- [Given exercise] Reproduce the listing word for word, leaving every picture behind.

- [Given information]

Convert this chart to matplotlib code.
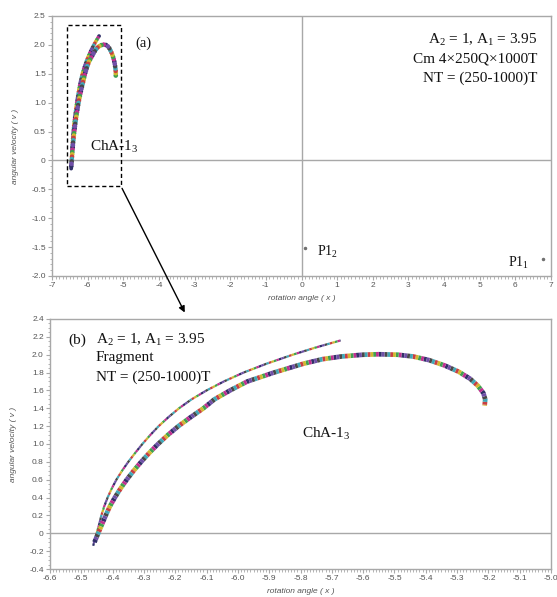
import numpy as np
import matplotlib
matplotlib.use("Agg")
import matplotlib.pyplot as plt
from matplotlib.ticker import MultipleLocator, FixedLocator, FixedFormatter
from matplotlib.patches import Rectangle

plt.rcParams["font.family"] = "Liberation Sans"
plt.rcParams["mathtext.fontset"] = "custom"
plt.rcParams["mathtext.rm"] = "Liberation Serif"

# attractor ChA-1_3, outer branch (ends at the upper tip)
outer_x = [-6.462, -6.457, -6.451, -6.443, -6.436, -6.427, -6.416, -6.403, -6.388, -6.370,
           -6.350, -6.328, -6.305, -6.280, -6.253, -6.222, -6.188, -6.148, -6.100, -6.045,
           -5.982, -5.908, -5.825, -5.752, -5.672]
outer_y = [-0.14, -0.07, 0.0, 0.1, 0.2, 0.3, 0.4, 0.5, 0.6, 0.7,
           0.8, 0.9, 1.0, 1.1, 1.2, 1.3, 1.4, 1.5, 1.6, 1.7,
           1.8, 1.9, 2.0, 2.08, 2.16]

# inner branch, goes over the top and turns down near x = -5.2
inner_x = [-6.458, -6.446, -6.434, -6.422, -6.409, -6.393, -6.375, -6.355, -6.333, -6.309,
           -6.283, -6.255, -6.224, -6.190, -6.151, -6.110, -6.075, -6.025, -5.970, -5.885,
           -5.790, -5.730, -5.670, -5.600, -5.550, -5.490, -5.440, -5.390, -5.340, -5.295,
           -5.258, -5.233, -5.216, -5.210, -5.212]
inner_y = [-0.10, 0.0, 0.1, 0.2, 0.3, 0.4, 0.5, 0.6, 0.7, 0.8,
           0.9, 1.0, 1.1, 1.2, 1.3, 1.4, 1.5, 1.6, 1.7, 1.8,
           1.9, 1.95, 1.98, 2.0, 2.005, 2.0, 1.98, 1.94, 1.88, 1.81,
           1.73, 1.65, 1.57, 1.50, 1.43]

# fixed points P1_1 and P1_2
p1_x = [6.78, 0.10]
p1_y = [-1.71, -1.52]

top_xticks = list(range(-7, 8))
top_xlabels = [str(v) for v in top_xticks]
top_yticks = [-2.0, -1.5, -1.0, -0.5, 0, 0.5, 1.0, 1.5, 2.0, 2.5]
bot_xticks = [round(-6.6 + 0.1 * i, 1) for i in range(17)]
bot_yticks = [round(-0.4 + 0.2 * i, 1) for i in range(15)]

colors = ["#303068", "#c03090", "#40a050", "#d0b830", "#c84040", "#40a8b8", "#484848", "#7050a8"]
gray = "#a8a8a8"
tcol = "#555555"

W, H = 557, 597
def fx(px):
    return px / W
def fy(py):
    return 1 - py / H

fig = plt.figure(figsize=(W / 100, H / 100), dpi=100)
ax1 = fig.add_axes([fx(52), fy(276), 499 / W, 260 / H])
ax2 = fig.add_axes([fx(50), fy(569), 501 / W, 250 / H])

def num(v):
    return "0" if v == 0 else "%.1f" % v

def style(ax, xt, xl, yt, xminor, yminor):
    for s in ax.spines.values():
        s.set_color(gray)
        s.set_linewidth(1)
    ax.xaxis.set_major_locator(FixedLocator(xt))
    ax.yaxis.set_major_locator(FixedLocator(yt))
    ax.xaxis.set_major_formatter(FixedFormatter(xl))
    ax.yaxis.set_major_formatter(FixedFormatter([num(v) for v in yt]))
    ax.xaxis.set_minor_locator(MultipleLocator(xminor))
    ax.yaxis.set_minor_locator(MultipleLocator(yminor))
    ax.tick_params(which="both", direction="out", color=gray, labelcolor=tcol, labelsize=6, pad=1.5)
    ax.tick_params(which="major", length=3, width=0.8)
    ax.tick_params(which="minor", length=1.8, width=0.6)
    ax.set_xlabel("rotation angle ( x )", fontsize=6, style="italic", color=tcol, labelpad=4)
    ax.set_ylabel("angular velocity ( v )", fontsize=6, style="italic", color=tcol, labelpad=9)

def band(ax, x, y, lw, seg, dotted):
    n = len(colors)
    for i, c in enumerate(colors):
        if dotted:
            ax.plot(x, y, color=c, lw=lw, linestyle=(i * seg, (0.01, seg * n - 0.01)),
                    dash_capstyle="round", solid_joinstyle="round", zorder=3)
        else:
            ax.plot(x, y, color=c, lw=lw, linestyle=(i * seg, (seg, seg * (n - 1))),
                    solid_joinstyle="round", zorder=3)

# (a) whole phase plane
ax1.axhline(0, color=gray, lw=1, zorder=1)
ax1.axvline(0, color=gray, lw=1, zorder=1)
band(ax1, outer_x, outer_y, 2.8, 0.55, True)
band(ax1, inner_x, inner_y, 3.4, 0.5, True)
ax1.plot(p1_x, p1_y, "o", color="#707070", ms=1.5, zorder=3)
ax1.set_xlim(-7, 7)
ax1.set_ylim(-2.0, 2.5)
style(ax1, top_xticks, top_xlabels, top_yticks, 0.1, 0.1)
ax1.add_patch(Rectangle((-6.59, -0.44), 1.52, 2.78, fill=False, ec="black", lw=1,
                        linestyle=(0, (3, 2)), zorder=4))

# (b) fragment
ax2.axhline(0, color=gray, lw=1, zorder=1)
band(ax2, outer_x, outer_y, 1.6, 1.2, False)
band(ax2, inner_x, inner_y, 3.4, 0.6, False)
ax2.set_xlim(-6.6, -5.0)
ax2.set_ylim(-0.4, 2.4)
style(ax2, bot_xticks, [num(v) for v in bot_xticks], bot_yticks, 0.01, 0.05)

# arrow from the box to panel (b)
ax1.annotate("", xy=(fx(186), fy(315)), xycoords="figure fraction",
             xytext=(-5.07, -0.44), textcoords="data",
             arrowprops=dict(arrowstyle="-|>", color="black", lw=1, mutation_scale=9),
             annotation_clip=False)

serif = dict(family="Liberation Serif", color="#111111")
fig.text(fx(135), fy(43), "(a)", fontsize=10.5, va="center", **serif)
fig.text(fx(537), fy(40), r"$\mathregular{A_2}$ = 1, $\mathregular{A_1}$ = 3.95", fontsize=11, ha="right", va="center", **serif)
fig.text(fx(537), fy(59), "Cm 4×250Q×1000T", fontsize=11, ha="right", va="center", **serif)
fig.text(fx(537), fy(78), "NT = (250-1000)T", fontsize=11, ha="right", va="center", **serif)
fig.text(fx(90), fy(147), r"ChA-$\mathregular{1_3}$", fontsize=11, va="center", **serif)
fig.text(fx(317), fy(252), r"P$\mathregular{1_2}$", fontsize=10, va="center", **serif)
fig.text(fx(508), fy(263), r"P$\mathregular{1_1}$", fontsize=10, va="center", **serif)

fig.text(fx(68), fy(340), "(b)", fontsize=11, va="center", **serif)
fig.text(fx(96), fy(340), r"$\mathregular{A_2}$ = 1, $\mathregular{A_1}$ = 3.95", fontsize=11, va="center", **serif)
fig.text(fx(96), fy(358), "Fragment", fontsize=11, va="center", **serif)
fig.text(fx(96), fy(377), "NT = (250-1000)T", fontsize=11, va="center", **serif)
fig.text(fx(302), fy(434), r"ChA-$\mathregular{1_3}$", fontsize=11, va="center", **serif)

fig.savefig("out.png", dpi=100)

- [Full output]
Convert this chart to matplotlib code.
import numpy as np
import matplotlib
matplotlib.use("Agg")
import matplotlib.pyplot as plt
from matplotlib.ticker import MultipleLocator, FixedLocator, FixedFormatter
from matplotlib.patches import Rectangle

plt.rcParams["font.family"] = "Liberation Sans"
plt.rcParams["mathtext.fontset"] = "custom"
plt.rcParams["mathtext.rm"] = "Liberation Serif"

# attractor ChA-1_3, outer branch (ends at the upper tip)
outer_x = [-6.462, -6.457, -6.451, -6.443, -6.436, -6.427, -6.416, -6.403, -6.388, -6.370,
           -6.350, -6.328, -6.305, -6.280, -6.253, -6.222, -6.188, -6.148, -6.100, -6.045,
           -5.982, -5.908, -5.825, -5.752, -5.672]
outer_y = [-0.14, -0.07, 0.0, 0.1, 0.2, 0.3, 0.4, 0.5, 0.6, 0.7,
           0.8, 0.9, 1.0, 1.1, 1.2, 1.3, 1.4, 1.5, 1.6, 1.7,
           1.8, 1.9, 2.0, 2.08, 2.16]

# inner branch, goes over the top and turns down near x = -5.2
inner_x = [-6.458, -6.446, -6.434, -6.422, -6.409, -6.393, -6.375, -6.355, -6.333, -6.309,
           -6.283, -6.255, -6.224, -6.190, -6.151, -6.110, -6.075, -6.025, -5.970, -5.885,
           -5.790, -5.730, -5.670, -5.600, -5.550, -5.490, -5.440, -5.390, -5.340, -5.295,
           -5.258, -5.233, -5.216, -5.210, -5.212]
inner_y = [-0.10, 0.0, 0.1, 0.2, 0.3, 0.4, 0.5, 0.6, 0.7, 0.8,
           0.9, 1.0, 1.1, 1.2, 1.3, 1.4, 1.5, 1.6, 1.7, 1.8,
           1.9, 1.95, 1.98, 2.0, 2.005, 2.0, 1.98, 1.94, 1.88, 1.81,
           1.73, 1.65, 1.57, 1.50, 1.43]

# fixed points P1_1 and P1_2
p1_x = [6.78, 0.10]
p1_y = [-1.71, -1.52]

top_xticks = list(range(-7, 8))
top_xlabels = [str(v) for v in top_xticks]
top_yticks = [-2.0, -1.5, -1.0, -0.5, 0, 0.5, 1.0, 1.5, 2.0, 2.5]
bot_xticks = [round(-6.6 + 0.1 * i, 1) for i in range(17)]
bot_yticks = [round(-0.4 + 0.2 * i, 1) for i in range(15)]

colors = ["#303068", "#c03090", "#40a050", "#d0b830", "#c84040", "#40a8b8", "#484848", "#7050a8"]
gray = "#a8a8a8"
tcol = "#555555"

W, H = 557, 597
def fx(px):
    return px / W
def fy(py):
    return 1 - py / H

fig = plt.figure(figsize=(W / 100, H / 100), dpi=100)
ax1 = fig.add_axes([fx(52), fy(276), 499 / W, 260 / H])
ax2 = fig.add_axes([fx(50), fy(569), 501 / W, 250 / H])

def num(v):
    return "0" if v == 0 else "%.1f" % v

def style(ax, xt, xl, yt, xminor, yminor):
    for s in ax.spines.values():
        s.set_color(gray)
        s.set_linewidth(1)
    ax.xaxis.set_major_locator(FixedLocator(xt))
    ax.yaxis.set_major_locator(FixedLocator(yt))
    ax.xaxis.set_major_formatter(FixedFormatter(xl))
    ax.yaxis.set_major_formatter(FixedFormatter([num(v) for v in yt]))
    ax.xaxis.set_minor_locator(MultipleLocator(xminor))
    ax.yaxis.set_minor_locator(MultipleLocator(yminor))
    ax.tick_params(which="both", direction="out", color=gray, labelcolor=tcol, labelsize=6, pad=1.5)
    ax.tick_params(which="major", length=3, width=0.8)
    ax.tick_params(which="minor", length=1.8, width=0.6)
    ax.set_xlabel("rotation angle ( x )", fontsize=6, style="italic", color=tcol, labelpad=4)
    ax.set_ylabel("angular velocity ( v )", fontsize=6, style="italic", color=tcol, labelpad=9)

def band(ax, x, y, lw, seg, dotted):
    n = len(colors)
    for i, c in enumerate(colors):
        if dotted:
            ax.plot(x, y, color=c, lw=lw, linestyle=(i * seg, (0.01, seg * n - 0.01)),
                    dash_capstyle="round", solid_joinstyle="round", zorder=3)
        else:
            ax.plot(x, y, color=c, lw=lw, linestyle=(i * seg, (seg, seg * (n - 1))),
                    solid_joinstyle="round", zorder=3)

# (a) whole phase plane
ax1.axhline(0, color=gray, lw=1, zorder=1)
ax1.axvline(0, color=gray, lw=1, zorder=1)
band(ax1, outer_x, outer_y, 2.8, 0.55, True)
band(ax1, inner_x, inner_y, 3.4, 0.5, True)
ax1.plot(p1_x, p1_y, "o", color="#707070", ms=1.5, zorder=3)
ax1.set_xlim(-7, 7)
ax1.set_ylim(-2.0, 2.5)
style(ax1, top_xticks, top_xlabels, top_yticks, 0.1, 0.1)
ax1.add_patch(Rectangle((-6.59, -0.44), 1.52, 2.78, fill=False, ec="black", lw=1,
                        linestyle=(0, (3, 2)), zorder=4))

# (b) fragment
ax2.axhline(0, color=gray, lw=1, zorder=1)
band(ax2, outer_x, outer_y, 1.6, 1.2, False)
band(ax2, inner_x, inner_y, 3.4, 0.6, False)
ax2.set_xlim(-6.6, -5.0)
ax2.set_ylim(-0.4, 2.4)
style(ax2, bot_xticks, [num(v) for v in bot_xticks], bot_yticks, 0.01, 0.05)

# arrow from the box to panel (b)
ax1.annotate("", xy=(fx(186), fy(315)), xycoords="figure fraction",
             xytext=(-5.07, -0.44), textcoords="data",
             arrowprops=dict(arrowstyle="-|>", color="black", lw=1, mutation_scale=9),
             annotation_clip=False)

serif = dict(family="Liberation Serif", color="#111111")
fig.text(fx(135), fy(43), "(a)", fontsize=10.5, va="center", **serif)
fig.text(fx(537), fy(40), r"$\mathregular{A_2}$ = 1, $\mathregular{A_1}$ = 3.95", fontsize=11, ha="right", va="center", **serif)
fig.text(fx(537), fy(59), "Cm 4×250Q×1000T", fontsize=11, ha="right", va="center", **serif)
fig.text(fx(537), fy(78), "NT = (250-1000)T", fontsize=11, ha="right", va="center", **serif)
fig.text(fx(90), fy(147), r"ChA-$\mathregular{1_3}$", fontsize=11, va="center", **serif)
fig.text(fx(317), fy(252), r"P$\mathregular{1_2}$", fontsize=10, va="center", **serif)
fig.text(fx(508), fy(263), r"P$\mathregular{1_1}$", fontsize=10, va="center", **serif)

fig.text(fx(68), fy(340), "(b)", fontsize=11, va="center", **serif)
fig.text(fx(96), fy(340), r"$\mathregular{A_2}$ = 1, $\mathregular{A_1}$ = 3.95", fontsize=11, va="center", **serif)
fig.text(fx(96), fy(358), "Fragment", fontsize=11, va="center", **serif)
fig.text(fx(96), fy(377), "NT = (250-1000)T", fontsize=11, va="center", **serif)
fig.text(fx(302), fy(434), r"ChA-$\mathregular{1_3}$", fontsize=11, va="center", **serif)

fig.savefig("out.png", dpi=100)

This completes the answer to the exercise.